Once the cluster is deployed using the pcluster
CLI tool, both the default system user (centos, in this example) and any users configured via OpsWorks can access the cluster via SSH and submit jobs to the batch scheduler. The SSH user name for imported user accounts is visible on the user configuration page within OpsWorks. Each imported user is a member of the opsworks POSIX group.
Managing users after deployment
When an OpsWorks stack registers instances, an opsworks-agent
service is installed. This step allows the list of users and their access/sudo permissions to stay in sync with the stack configuration. To add users, we need to return to the OpsWorks console and import additional users from IAM to the stack (creating the IAM users first where necessary).
Warning: If we remove access to resources for a particular user, their user account is deleted from all instances within the stack and their home directory deleted as well. We can block SSH access for a user without deleting their account and home directory by replacing their SSH key with an invalid input (e.g., a random string) in the OpsWorks user management console. Note that the SSH key must not be empty; an empty key is equivalent to denying access via the stack configuration options, and results in the user account being deleted.

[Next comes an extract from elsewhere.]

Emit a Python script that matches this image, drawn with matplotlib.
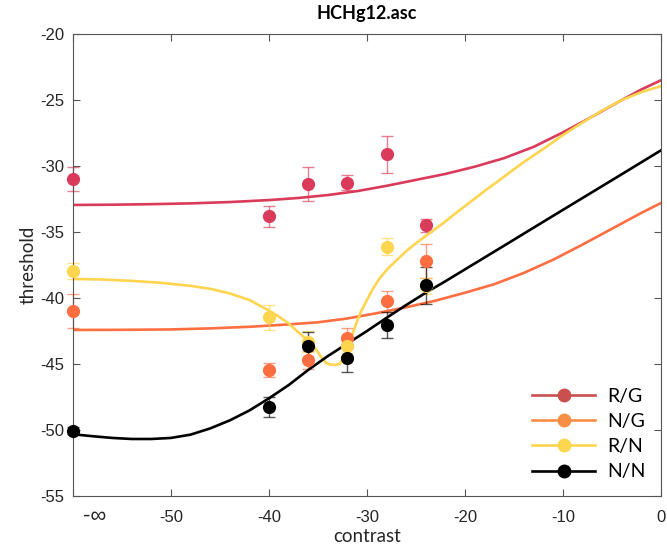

Remember that management of OpsWorks users is independent of stacks. If desired, multiple clusters can be registered with the same stack (for example, to give a single pool of users access to multiple clusters with different configurations). Alternatively, create a separate stack for each cluster to provide granular access control.
Conclusion
In this post, we walked through the process of creating an OpsWorks Stack for the purposes of managing SSH user access to AWS ParallelCluster. By using OpsWorks, account administrators have a mechanism to associate IAM accounts with POSIX users on EC2 instances and to automate both key rotation and access control changes.